À procura de textos e pretextos, e dos seus contextos.

25/06/2009

O mistério do raro

Francisco Silva

O acidente com o voo da Air France que se dirigia do Rio de Janeiro para Paris tem sido fonte de grande azáfama jornalística, de hype mediático. Nem podia deixar de ser assim. Um avião, uma máquina voadora como aquela, o mais moderna que é possível, ainda pouco usada, quase nova, com todas as redundâncias de segurança necessárias incluídas, preparada para só lhe poder acontecer um acidente de milhão em milhão de anos, se calhar ainda para períodos mais longos, ultra-segurança dos passageiros a isso obrigando, artilhada com tudo o necessário e mesmo desnecessário, preparada para poder passar por cima das tempestades, para poder aguentar todo o género de raios e coriscos, uma máquina destas, «pô» - como dizem os brasileiros -, lá caiu, e lá morreram os passageiros todos no meio do Atlântico, os passageiros mais a tripulação, é claro. Não é, não foi possível! Mais a mais, se fosse na fase de levantar voo ou na de aterrar, ainda vá que não vá, há sempre um piloto a poder cometer erros - erros humanos por melhor que seja a sua educação, formação, condições físicas e de saúde -, dizia, há sempre uma possibilidade mínima de serem cometidos erros em condições sempre nada triviais como são as de descolagem e de aterragem. Terrorismo, bombas, explosões… com tanta segurança nos aeroportos, «nã», não é possível que tenha sido uma causa destas.
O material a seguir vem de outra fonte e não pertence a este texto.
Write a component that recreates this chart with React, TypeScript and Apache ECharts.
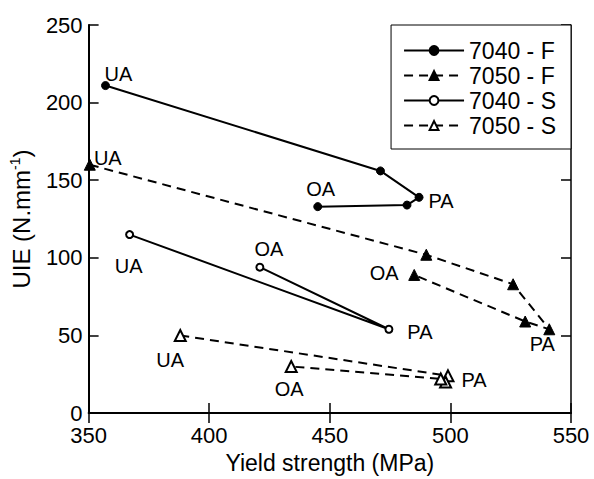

Chegaram a ser aventadas possibilidades de intervenções extraterrestres, de naves que teriam «engolido» o Airbus e levado aquela aeronave - com os seus humanos - para algures, pelo céu fora... Sim, porque neste caso as direcções das empresas, a espantosa Ciência & Tecnologia, hoje por hoje, vá lá, ainda não têm controlo!
Por fim, após porfiados esforços, em resultado dos quais, inicialmente, os presumíveis restos da aeronave até chegaram - soube pelos media - a ser confundidos com outros restos em que - parece-me ter lido ou ouvido dizer - até fugas de óleo largadas por navios que andavam nas buscas respectivas, encontradas, em águas oceânicas, foram identificadas como sinais de os destroços do Airbus da Air France andarem por ali, após, inclusivamente hipóteses desvairadas, «misteriosas», como a tal ideia de rapto por entidades extraterrestres, terem bailado pelas mentes mais imaginosas, por fim, dizíamos, foram encontrados os autênticos destroços e corpos das vítimas do acidente - e confirmada a ocorrência de um acidente praticamente impossível, confirmado, pois claro, um evento do tipo «cisne negro», um acontecer do Raro…
Então, numa fase da vida das sociedades em que coexistem coerentemente, no seu ideologizar, crenças sobre a omnipotência das ciências e das tecnologias - em particular, para já e ainda, das desenvolvidas e controladas pelos seus magos ocidentais, isto é, das tecnologias made in USA ou feitas na UE -, portanto, numa fase em que coexistem, de um lado, uma confiança ilimitada nas suas «infalíveis fiabilidades» - seja, por exemplo, nas tecnologias «avançadas» das aeronaves, seja, por outro debatido exemplo, na tecnologia «avançada» das centrais de energia nuclear (então as das sempre emergentes novas gerações) -, em que coexistem, dizia, uma confiança ilimitada numas tão poderosas ciência e tecnologia, tão poderosas que até já estão a pontos de desequilibrar as nossas equilibradas Terra e Humanidade, coexistindo com as crenças nas vinganças, aqui e ali, da Terra, de Gaia, vinganças em termos de cataclismos como tsunamis, terramotos, fogos, outros, que irão sendo todos ser securitariamente controlados, numa tal fase de orgulho «ocidental» de ter atingido tal pico civilizacional de domínio, numa fase em que se estaria quase a alcançar o risco «zero», para todos os efeitos práticos uma ausência de risco, eis que lá vem cair aquele Airbus da Air France em pleno Atlântico, se calhar já caiu partido em dois, sabe-se lá, justamente quando estava tudo previsto para que não acontecesse nenhum acidente, mais a mais um maior!
E nem se lembram que, não há muito tempo, a maravilha tecnológica que era o Concorde teve o fim conhecido - mas as memórias são curtas. Aliás, noutra das áreas «avançadas», a do nuclear, foi Chernobil, mas não conta, porque esse acidente foi devido à incúria de um regime «comunista», arrumado o assunto. Fiem-se na Virgem e não corram, o certo é que temos que entender que a ausência de riscos é um mito em plena época científica! As pessoas têm de aprender a conviver com riscos calculados que são os próprios da realidade das nossas vidas.